The decision in the judge-recusal case mirrored a 2009 decision in which the court split ideologically over the issue, with Kennedy providing the deciding vote. In Caperton v. Massey, the court said a West Virginia Supreme Court justice should have recused himself because of campaign contributions tied to one of the parties in the case.
In both cases, Chief Justice John G. Roberts Jr. and the court’s most consistent conservatives disagreed.
In the Pennsylvania case, Roberts wrote Thursday, it might have made sense for Castille to recuse, but his involvement did not rise to the level of a constitutional violation.
Roberts wrote that “the majority opinion rests on proverb rather than precedent, ignoring previous rulings that there is “a presumption of honesty and integrity in those serving as adjudicators.”
On the specific procedural claim being considered by the Pennsylvania Supreme Court, Roberts added, the death-row inmate “does not allege that Chief Justice Castille had any previous knowledge of the contested facts at issue . . . or that he had previously made any decision on the questions raised by that petition.”
Justice Samuel A. Alito Jr. joined Roberts’s dissent, and Justice Clarence Thomas filed his own objection.
The majority threw out a 2014 ruling by the state high court that upheld the death penalty for death row inmate Terrance Williams after a lower court had decided he should get a new hearing.
The complicated case began in 1986, when the teenage Williams, a star football player, killed church deacon Amos Norwood and set his body on fire. Then-prosecutor Castille authorized his lawyers to seek the death penalty, and Williams once came within days of being executed.
Prosecutors said the crime was tied to a robbery. But during the appeals process, lawyers for Williams found evidence that the teenager had been sexually abused by Norwood, something Williams himself had not acknowledged. A lower court found Castille’s prosecutors had withheld that evidence, although there was no claim that Castille knew that. As part of his campaign for the elected state supreme court, Castille had made an issue of his success in securing the death penalty.
Kennedy said neither the passage of time nor the fact that the rest of the state high court turned down Williams’s appeal alleviated Castille’s duty to recuse.
“The fact that the interested judge’s vote was not dispositive may mean only that the judge was successful in persuading most members of the court to accept his or her position,” Kennedy wrote. “That outcome does not lessen the unfairness to the affected party.”
The decision means that Williams should receive a new hearing. As a practical matter, there is a moratorium on executions in Pennsylvania. The case is Williams v. Pennsylvania.

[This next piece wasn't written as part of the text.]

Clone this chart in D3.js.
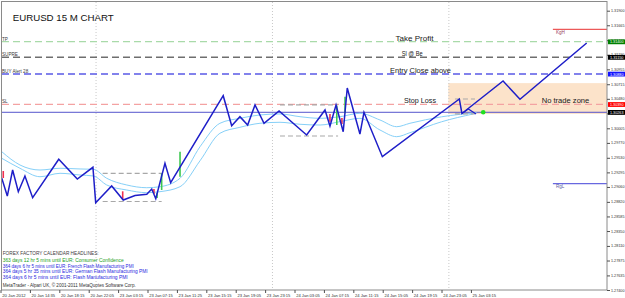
<!DOCTYPE html>
<html>
<head>
<meta charset="utf-8">
<script src="https://cdn.jsdelivr.net/npm/d3@7"></script>
<style>
body { margin: 0; background: #fff; }
svg { display: block; font-family: "Liberation Sans", Arial, sans-serif; }
</style>
</head>
<body>
<div id="chart"></div>
<script>
// Chart data (bar index = 15 min bars, price = EURUSD)
var timeLabels = ["20 Jan 2012", "20 Jan 14:35", "20 Jan 18:15", "20 Jan 22:05", "23 Jan 03:15",
  "23 Jan 07:15", "23 Jan 11:25", "23 Jan 15:15", "23 Jan 19:05", "23 Jan 23:15", "24 Jan 03:05",
  "24 Jan 07:15", "24 Jan 11:15", "24 Jan 15:05", "24 Jan 19:15", "24 Jan 23:05", "25 Jan 03:15"];

var priceTicks = [1.27400, 1.27635, 1.27875, 1.28110, 1.28350, 1.28585, 1.28820, 1.29060, 1.29295,
  1.29530, 1.29770, 1.30005, 1.30245, 1.30480, 1.30715, 1.30955, 1.31190, 1.31425, 1.31665, 1.31900];

var daySeparators = [52, 148, 244];

var zigzag = [[0.7, 1.29200], [3.7, 1.28914], [6.6, 1.29333], [9.7, 1.28984], [13.3, 1.29237],
  [17.5, 1.28887], [31.7, 1.29506], [41.8, 1.29188], [50.3, 1.29377], [51.8, 1.28807],
  [60.5, 1.29076], [66.8, 1.28850], [73.2, 1.28923], [79.6, 1.28942], [82.3, 1.29027],
  [84.5, 1.28871], [89.5, 1.29441], [92.6, 1.29129], [121.2, 1.30530], [125.8, 1.30047],
  [130.3, 1.30192], [134.5, 1.30058], [138.5, 1.30381], [143.4, 1.30086], [151.6, 1.30284],
  [166.6, 1.29897], [176.6, 1.30300], [179.3, 1.30042], [182.6, 1.30381], [186.5, 1.29950],
  [188.7, 1.30655], [195.6, 1.29913], [197.8, 1.30263], [207.8, 1.29548], [249.7, 1.30477],
  [251.1, 1.30244], [273.5, 1.30767], [282.7, 1.30472], [319.0, 1.31380]];

var zigTail = [[251.1, 1.30244], [254.6, 1.30316], [258.8, 1.30236]];

var maUpper = [[0.7, 1.29628], [10.6, 1.29414], [21.5, 1.29333], [32.4, 1.29361], [43.3, 1.29350],
  [50.5, 1.29345], [57.8, 1.29200], [68.7, 1.29092], [79.6, 1.29048], [86.8, 1.29064],
  [97.7, 1.29200], [108.6, 1.29709], [119.4, 1.30086], [130.3, 1.30166], [141.2, 1.30220],
  [152.1, 1.30236], [163.0, 1.30192], [173.9, 1.30166], [184.7, 1.30192], [195.6, 1.30247],
  [206.5, 1.30139], [215.6, 1.30031], [222.8, 1.30086], [240.0, 1.30190], [259.1, 1.30257]];

var maLower = [[0.7, 1.29522], [10.6, 1.29361], [21.5, 1.29225], [32.4, 1.29280], [43.3, 1.29253],
  [50.5, 1.29237], [57.8, 1.29092], [68.7, 1.29011], [79.6, 1.28968], [86.8, 1.28984],
  [97.7, 1.29064], [108.6, 1.29483], [119.4, 1.29925], [130.3, 1.30021], [141.2, 1.30086],
  [152.1, 1.30102], [163.0, 1.30070], [173.9, 1.30058], [184.7, 1.30112], [195.6, 1.30166],
  [206.5, 1.29978], [215.6, 1.29870], [222.8, 1.29934], [240.0, 1.30110], [257.2, 1.30236]];

var candles = [
  {bar: 1.5, hi: 1.29317, lo: 1.29204, up: false},
  {bar: 66.5, hi: 1.28990, lo: 1.28861, up: false},
  {bar: 83.5, hi: 1.29027, lo: 1.28947, up: false},
  {bar: 85.2, hi: 1.28963, lo: 1.28882, up: true},
  {bar: 87.7, hi: 1.29280, lo: 1.29011, up: true},
  {bar: 97.7, hi: 1.29628, lo: 1.29225, up: true},
  {bar: 179.3, hi: 1.30236, lo: 1.30112, up: false},
  {bar: 183.0, hi: 1.30365, lo: 1.30058, up: true},
  {bar: 185.8, hi: 1.30171, lo: 1.30074, up: false},
  {bar: 187.5, hi: 1.30514, lo: 1.30247, up: true}];

var rangeBoxes = [
  {from: 55.6, to: 87.7, hi: 1.29280, lo: 1.28826},
  {from: 152.1, to: 183.7, hi: 1.30381, lo: 1.29881},
  {from: 247.3, to: 258.2, hi: 1.30477, lo: 1.30236}];

var levelNames = ["TP", "SUPRE", "BUY Alert 28", "SL", "Close"];
var levelPrices = [1.31400, 1.31150, 1.30880, 1.30390, 1.30263];

var noTradeZone = {from: 243.7, to: 330, hi: 1.30733, lo: 1.30236};
var kgh = {from: 300.6, price: 1.31600};
var rgl = {from: 300.6, price: 1.29113};
var lastSignal = [262.7, 1.30263];

var notes = ["Take Profit", "Sl @ Be", "Entry Close above", "Stop Loss", "No trade zone"];
var headlines = ["FOREX FACTORY CALENDAR HEADLINES:",
  "363 days 12 hr 5 mins until EUR: Consumer Confidence",
  "364 days 6 hr 5 mins until EUR: French Flash Manufacturing PMI",
  "364 days 5 hr 35 mins until EUR: German Flash Manufacturing PMI",
  "364 days 6 hr 5 mins until EUR: Flash Manufacturing PMI",
  "MetaTrader - Alpari UK, \u00a9 2001-2011 MetaQuotes Software Corp."];

// SVG
var svgWidth = 625;
var svgHeight = 298;

var svg = d3.select("#chart")
  .append("svg")
  .attr("width", svgWidth)
  .attr("height", svgHeight);

var xScale = d3.scaleLinear().domain([0, 330]).range([0.5, 606.9]);
var yScale = d3.scaleLinear().domain([1.2740, 1.3204]).range([290, 2]);

// no trade zone
svg.append("rect")
  .attr("x", xScale(noTradeZone.from))
  .attr("y", yScale(noTradeZone.hi))
  .attr("width", xScale(noTradeZone.to) - xScale(noTradeZone.from))
  .attr("height", yScale(noTradeZone.lo) - yScale(noTradeZone.hi))
  .attr("fill", "#fce3ca");

// day separators
svg.selectAll(".sep")
  .data(daySeparators)
  .enter()
  .append("line")
  .attr("x1", d => xScale(d)).attr("x2", d => xScale(d))
  .attr("y1", 2).attr("y2", 290)
  .attr("stroke", "#c8c8c8")
  .attr("stroke-dasharray", "1,2");

// horizontal levels
var levelColors = ["#a9daa9", "#6e6e6e", "#5a5ae6", "#f4a2a2", "#5555cc"];
var levelDash = ["7,4", "7,4", "7,4", "7,4", null];
var boxColors = ["#008000", "#000000", "#1414ff", "#ff0000", "#000000"];

svg.selectAll(".level")
  .data(levelPrices)
  .enter()
  .append("line")
  .attr("x1", 2).attr("x2", 607)
  .attr("y1", d => yScale(d)).attr("y2", d => yScale(d))
  .attr("stroke", (d, i) => levelColors[i])
  .attr("stroke-width", (d, i) => i == 4 ? 1 : 1.3)
  .attr("stroke-dasharray", (d, i) => levelDash[i]);

svg.selectAll(".levelName")
  .data(levelNames.slice(0, 4))
  .enter()
  .append("text")
  .attr("x", 2)
  .attr("y", (d, i) => yScale(levelPrices[i]) - 1.2)
  .attr("font-size", "4.6px")
  .attr("fill", "#404040")
  .text(d => d);

// KgH / RgL
svg.append("line")
  .attr("x1", xScale(kgh.from)).attr("x2", 607)
  .attr("y1", yScale(kgh.price)).attr("y2", yScale(kgh.price))
  .attr("stroke", "#e83030");
svg.append("text")
  .attr("x", xScale(kgh.from) + 3).attr("y", yScale(kgh.price) + 4.6)
  .attr("font-size", "4.6px").attr("fill", "#9a4060")
  .text("KgH");
svg.append("line")
  .attr("x1", xScale(rgl.from)).attr("x2", 607)
  .attr("y1", yScale(rgl.price)).attr("y2", yScale(rgl.price))
  .attr("stroke", "#6868e0").attr("stroke-width", 1.2);
svg.append("text")
  .attr("x", xScale(rgl.from) + 3).attr("y", yScale(rgl.price) + 4.6)
  .attr("font-size", "4.6px").attr("fill", "#6060a0")
  .text("RgL");

// moving averages
var line = d3.line()
  .x(d => xScale(d[0]))
  .y(d => yScale(d[1]));
var smooth = d3.line()
  .x(d => xScale(d[0]))
  .y(d => yScale(d[1]))
  .curve(d3.curveMonotoneX);

[maUpper, maLower].forEach(function(ma) {
  svg.append("path")
    .attr("d", smooth(ma))
    .attr("fill", "none")
    .attr("stroke", "#86d0f8")
    .attr("stroke-width", 1);
});

// range boxes (gray dashed)
rangeBoxes.forEach(function(b) {
  [b.hi, b.lo].forEach(function(p) {
    svg.append("line")
      .attr("x1", xScale(b.from)).attr("x2", xScale(b.to))
      .attr("y1", yScale(p)).attr("y2", yScale(p))
      .attr("stroke", "#a8a8a8")
      .attr("stroke-width", 1.2)
      .attr("stroke-dasharray", "5,3");
  });
});

// candles
svg.selectAll(".candle")
  .data(candles)
  .enter()
  .append("line")
  .attr("x1", d => xScale(d.bar)).attr("x2", d => xScale(d.bar))
  .attr("y1", d => yScale(d.hi)).attr("y2", d => yScale(d.lo))
  .attr("stroke", d => d.up ? "#3cc850" : "#f03050")
  .attr("stroke-width", 1.6);

// zigzag
svg.append("path")
  .attr("d", line(zigzag))
  .attr("fill", "none")
  .attr("stroke", "#1e1ec8")
  .attr("stroke-width", 1.5);
svg.append("path")
  .attr("d", line(zigTail))
  .attr("fill", "none")
  .attr("stroke", "#1e1ec8")
  .attr("stroke-width", 1.2);

svg.append("circle")
  .attr("cx", xScale(lastSignal[0]))
  .attr("cy", yScale(lastSignal[1]))
  .attr("r", 2.3)
  .attr("fill", "#20e020");

// notes
var noteX = [395.5, 401.7, 390, 404, 541.7];
var notePrice = [levelPrices[0], levelPrices[1], levelPrices[2], levelPrices[3], levelPrices[3]];
var noteWidth = [38, 21, 61, 32, 47.6];
svg.selectAll(".note")
  .data(notes)
  .enter()
  .append("text")
  .attr("x", (d, i) => noteX[i])
  .attr("y", (d, i) => yScale(notePrice[i]) - 1.2)
  .attr("font-size", "7.5px")
  .attr("fill", "#202020")
  .attr("textLength", (d, i) => noteWidth[i])
  .attr("lengthAdjust", "spacingAndGlyphs")
  .text(d => d);

// title
svg.append("text")
  .attr("x", 12.7).attr("y", 20.7)
  .attr("font-size", "9.5px")
  .attr("fill", "#101010")
  .attr("textLength", 101)
  .attr("lengthAdjust", "spacingAndGlyphs")
  .text("EURUSD 15 M  CHART");

// headlines
var headlineColors = ["#404040", "#22a022", "#2828e0", "#2828e0", "#2828e0", "#303030"];
var headlineY = [255, 262.3, 267.7, 273, 278.7, 287.3];
var headlineW = [96, 121, 131, 145, 125, 133];
svg.selectAll(".headline")
  .data(headlines)
  .enter()
  .append("text")
  .attr("x", 2.7)
  .attr("y", (d, i) => headlineY[i])
  .attr("font-size", "5px")
  .attr("fill", (d, i) => headlineColors[i])
  .attr("textLength", (d, i) => headlineW[i])
  .attr("lengthAdjust", "spacingAndGlyphs")
  .text(d => d);

// frame
svg.append("rect")
  .attr("x", 1.5).attr("y", 1.5)
  .attr("width", 605.5).attr("height", 288.5)
  .attr("fill", "none")
  .attr("stroke", "#8a8a8a");

// axes
var rightAxis = d3.axisRight(yScale)
  .tickValues(priceTicks)
  .tickFormat(d => d.toFixed(5))
  .tickSize(3);
var bottomAxis = d3.axisBottom(xScale)
  .tickValues(timeLabels.map((d, i) => i * 16))
  .tickFormat((d, i) => timeLabels[i])
  .tickSize(3);

var ra = svg.append("g")
  .attr("transform", "translate(607, 0)")
  .call(rightAxis);
ra.select(".domain").remove();
ra.selectAll("line").attr("stroke", "#505050");
ra.selectAll("text")
  .attr("x", 4)
  .attr("dy", "0.25em")
  .attr("font-size", "4px")
  .attr("font-family", "Liberation Sans, Arial, sans-serif")
  .attr("fill", "#303030")
  .attr("textLength", 13.5)
  .attr("lengthAdjust", "spacingAndGlyphs");

var ba = svg.append("g")
  .attr("transform", "translate(0, 290)")
  .call(bottomAxis);
ba.select(".domain").remove();
ba.selectAll("line").attr("stroke", "#505050");
ba.selectAll("text")
  .attr("text-anchor", "start")
  .attr("x", 1.2)
  .attr("y", 6.8)
  .attr("dy", null)
  .attr("font-size", "4.4px")
  .attr("font-family", "Liberation Sans, Arial, sans-serif")
  .attr("fill", "#303030")
  .attr("textLength", 23.5)
  .attr("lengthAdjust", "spacingAndGlyphs");

// price boxes on the axis
levelPrices.forEach(function(p, i) {
  svg.append("rect")
    .attr("x", 608).attr("y", yScale(p) - 2.3)
    .attr("width", 17).attr("height", 4.8)
    .attr("fill", boxColors[i]);
  svg.append("text")
    .attr("x", 610).attr("y", yScale(p) + 1.5)
    .attr("font-size", "4px")
    .attr("fill", "#ffffff")
    .attr("textLength", 13.5)
    .attr("lengthAdjust", "spacingAndGlyphs")
    .text(p.toFixed(5));
});
</script>
</body>
</html>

In Dietz v. Bouldin, the case involving whether jurors could be recalled, the court issued a narrow and pragmatic ruling. Justice Sonia Sotomayor wrote for the majority that judges have a limited ability to do so but must be careful to ensure that nothing in the interim would prejudice the jurors.
The Supreme Court was considering a case where jurors had just been discharged after awarding damages in an automobile accident lawsuit and the judge discovered a technical mistake. He recalled them to correct it, which Sotomayor said passed muster.
But both she and the dissent — by Thomas, with Kennedy agreeing — said an era of immediate communications required special diligence.
“It is a now ingrained instinct to check our phones whenever possible,” Sotomayor wrote. “Immediately after discharge, a juror could text something about the case to a spouse, research an aspect of the evidence on Google, or read reactions to a verdict on Twitter. Prejudice can come through a whisper or a byte.”
Thomas said that was reason for retaining restrictions on calling back the jury in any circumstance. “In today’s world of cellphones, wireless Internet, and 24/7 news coverage, the rationale that undergirds the bright-line rule supplied by the common law is even more relevant,” he wrote.
In the other case, Commonwealth of Puerto Rico v. Sanchez Valle, Justice Elena Kagan wrote an opinion agreeing with the Puerto Rico Supreme Court that the commonwealth’s prosecutors were barred from pursuing criminal charges against those already convicted under federal law.
The same criminal activity can sometimes be prosecuted under state and federal laws. But Kagan said Puerto Rico’s special status barred that in the case at hand, which involved illegal gun sales.
“The oldest roots of Puerto Rico’s power to prosecute lie in federal soil,” Kagan wrote.
Sotomayor and Justice Stephen G. Breyer dissented.